Analysis of Lipper fund flow data by ING Investment Management suggests both that there has been growing interest among investors for multi-asset funds in recent years, but also that investors need to beware differences between the different funds on offer.
Amid the continuing low interest rate environment, it is clear that investors have been seeking solutions that provide total returns, typically “cash + x%”, ING IM says. The Lipper data points to inflows of some €46bn to asset allocation funds in the first seven months of 2014, which in turn came off inflows of some €62bn through 2013.
However, what investors should look to is the relative levels of risk they are buying into when considering these sorts of multiasset total return strategies, ING IM adds.

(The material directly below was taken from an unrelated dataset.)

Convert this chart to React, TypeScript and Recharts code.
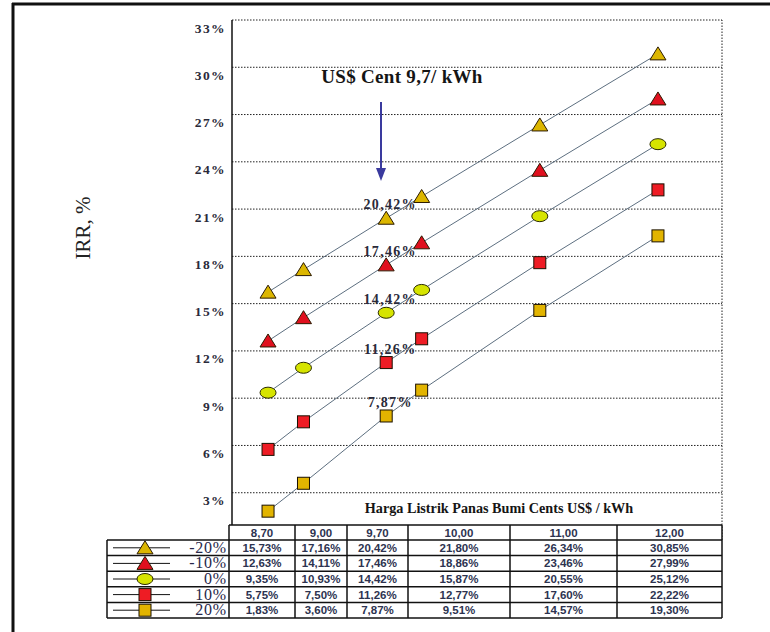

“While the return objectives of all such funds are set well above government bond yields, it is essential take into account the riskiness of these funds, typically expressed as overall target volatility. Next to this, while the ability of multi-asset fund managers to digest and react to changing market environment is at the core of the multi-asset proposition, understanding the degree of flexibility and robustness of these funds at the outset is also essential for investors to decide on where to invest,” the manager says.
Analysis of the 20 biggest multi-asset shows a wide range of risks and returns. For example, the best average return over the previous three years offered 9.8% annually, against the poorest in this group by this measure, which offered just 2.8%. Levels of volatility risk meanwhile ranged from 8.9% to 2.1%. ING IM suggests that investors may want to rank the multi-asset funds they are investigating by their respective Sharpe ratios, as this will indicate which funds are offering a better balance of risk and reward.